What to produce - Exact reproduction of the data is required, with images excluded.

Information shown -
****

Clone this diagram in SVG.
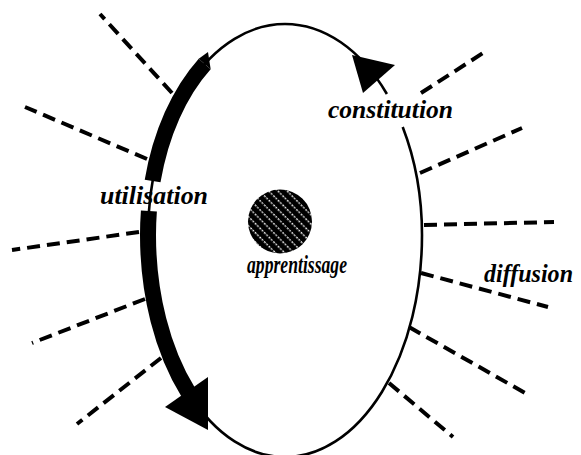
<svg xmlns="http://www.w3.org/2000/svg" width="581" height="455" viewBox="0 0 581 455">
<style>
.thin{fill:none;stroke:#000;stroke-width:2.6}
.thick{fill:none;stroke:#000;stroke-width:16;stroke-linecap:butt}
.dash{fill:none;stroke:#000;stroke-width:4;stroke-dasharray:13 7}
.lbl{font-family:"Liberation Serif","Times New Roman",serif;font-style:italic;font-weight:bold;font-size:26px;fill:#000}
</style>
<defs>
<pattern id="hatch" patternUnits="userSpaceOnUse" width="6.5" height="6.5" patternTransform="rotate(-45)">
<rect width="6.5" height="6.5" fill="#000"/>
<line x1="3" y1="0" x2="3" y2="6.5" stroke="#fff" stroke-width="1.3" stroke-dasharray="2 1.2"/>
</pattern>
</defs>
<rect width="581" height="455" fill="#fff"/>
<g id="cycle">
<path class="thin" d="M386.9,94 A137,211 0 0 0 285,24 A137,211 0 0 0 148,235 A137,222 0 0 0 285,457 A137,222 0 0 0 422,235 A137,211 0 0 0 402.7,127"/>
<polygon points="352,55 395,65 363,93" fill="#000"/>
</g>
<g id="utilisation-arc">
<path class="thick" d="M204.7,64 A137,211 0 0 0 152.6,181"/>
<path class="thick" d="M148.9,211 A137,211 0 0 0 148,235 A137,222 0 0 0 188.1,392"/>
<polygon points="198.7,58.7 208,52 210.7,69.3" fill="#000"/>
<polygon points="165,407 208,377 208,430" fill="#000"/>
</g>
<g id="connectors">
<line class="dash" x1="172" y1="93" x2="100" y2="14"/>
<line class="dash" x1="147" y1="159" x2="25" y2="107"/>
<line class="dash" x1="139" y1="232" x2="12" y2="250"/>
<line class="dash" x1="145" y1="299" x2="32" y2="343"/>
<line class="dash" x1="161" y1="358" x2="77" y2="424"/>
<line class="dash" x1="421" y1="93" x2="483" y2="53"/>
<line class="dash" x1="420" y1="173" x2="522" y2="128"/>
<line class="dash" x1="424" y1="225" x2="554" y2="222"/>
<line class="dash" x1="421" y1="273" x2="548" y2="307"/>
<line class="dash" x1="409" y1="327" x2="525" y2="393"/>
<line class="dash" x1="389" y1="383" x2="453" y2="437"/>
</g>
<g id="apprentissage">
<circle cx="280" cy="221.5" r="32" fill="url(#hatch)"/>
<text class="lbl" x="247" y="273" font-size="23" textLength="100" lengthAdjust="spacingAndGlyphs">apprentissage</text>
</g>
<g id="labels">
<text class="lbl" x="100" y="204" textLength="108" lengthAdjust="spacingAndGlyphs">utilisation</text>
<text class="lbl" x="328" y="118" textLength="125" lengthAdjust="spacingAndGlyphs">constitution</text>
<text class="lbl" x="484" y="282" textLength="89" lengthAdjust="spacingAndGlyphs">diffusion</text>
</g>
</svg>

****

Correct answer -
Clone this diagram in SVG.
<svg xmlns="http://www.w3.org/2000/svg" width="581" height="455" viewBox="0 0 581 455">
<style>
.thin{fill:none;stroke:#000;stroke-width:2.6}
.thick{fill:none;stroke:#000;stroke-width:16;stroke-linecap:butt}
.dash{fill:none;stroke:#000;stroke-width:4;stroke-dasharray:13 7}
.lbl{font-family:"Liberation Serif","Times New Roman",serif;font-style:italic;font-weight:bold;font-size:26px;fill:#000}
</style>
<defs>
<pattern id="hatch" patternUnits="userSpaceOnUse" width="6.5" height="6.5" patternTransform="rotate(-45)">
<rect width="6.5" height="6.5" fill="#000"/>
<line x1="3" y1="0" x2="3" y2="6.5" stroke="#fff" stroke-width="1.3" stroke-dasharray="2 1.2"/>
</pattern>
</defs>
<rect width="581" height="455" fill="#fff"/>
<g id="cycle">
<path class="thin" d="M386.9,94 A137,211 0 0 0 285,24 A137,211 0 0 0 148,235 A137,222 0 0 0 285,457 A137,222 0 0 0 422,235 A137,211 0 0 0 402.7,127"/>
<polygon points="352,55 395,65 363,93" fill="#000"/>
</g>
<g id="utilisation-arc">
<path class="thick" d="M204.7,64 A137,211 0 0 0 152.6,181"/>
<path class="thick" d="M148.9,211 A137,211 0 0 0 148,235 A137,222 0 0 0 188.1,392"/>
<polygon points="198.7,58.7 208,52 210.7,69.3" fill="#000"/>
<polygon points="165,407 208,377 208,430" fill="#000"/>
</g>
<g id="connectors">
<line class="dash" x1="172" y1="93" x2="100" y2="14"/>
<line class="dash" x1="147" y1="159" x2="25" y2="107"/>
<line class="dash" x1="139" y1="232" x2="12" y2="250"/>
<line class="dash" x1="145" y1="299" x2="32" y2="343"/>
<line class="dash" x1="161" y1="358" x2="77" y2="424"/>
<line class="dash" x1="421" y1="93" x2="483" y2="53"/>
<line class="dash" x1="420" y1="173" x2="522" y2="128"/>
<line class="dash" x1="424" y1="225" x2="554" y2="222"/>
<line class="dash" x1="421" y1="273" x2="548" y2="307"/>
<line class="dash" x1="409" y1="327" x2="525" y2="393"/>
<line class="dash" x1="389" y1="383" x2="453" y2="437"/>
</g>
<g id="apprentissage">
<circle cx="280" cy="221.5" r="32" fill="url(#hatch)"/>
<text class="lbl" x="247" y="273" font-size="23" textLength="100" lengthAdjust="spacingAndGlyphs">apprentissage</text>
</g>
<g id="labels">
<text class="lbl" x="100" y="204" textLength="108" lengthAdjust="spacingAndGlyphs">utilisation</text>
<text class="lbl" x="328" y="118" textLength="125" lengthAdjust="spacingAndGlyphs">constitution</text>
<text class="lbl" x="484" y="282" textLength="89" lengthAdjust="spacingAndGlyphs">diffusion</text>
</g>
</svg>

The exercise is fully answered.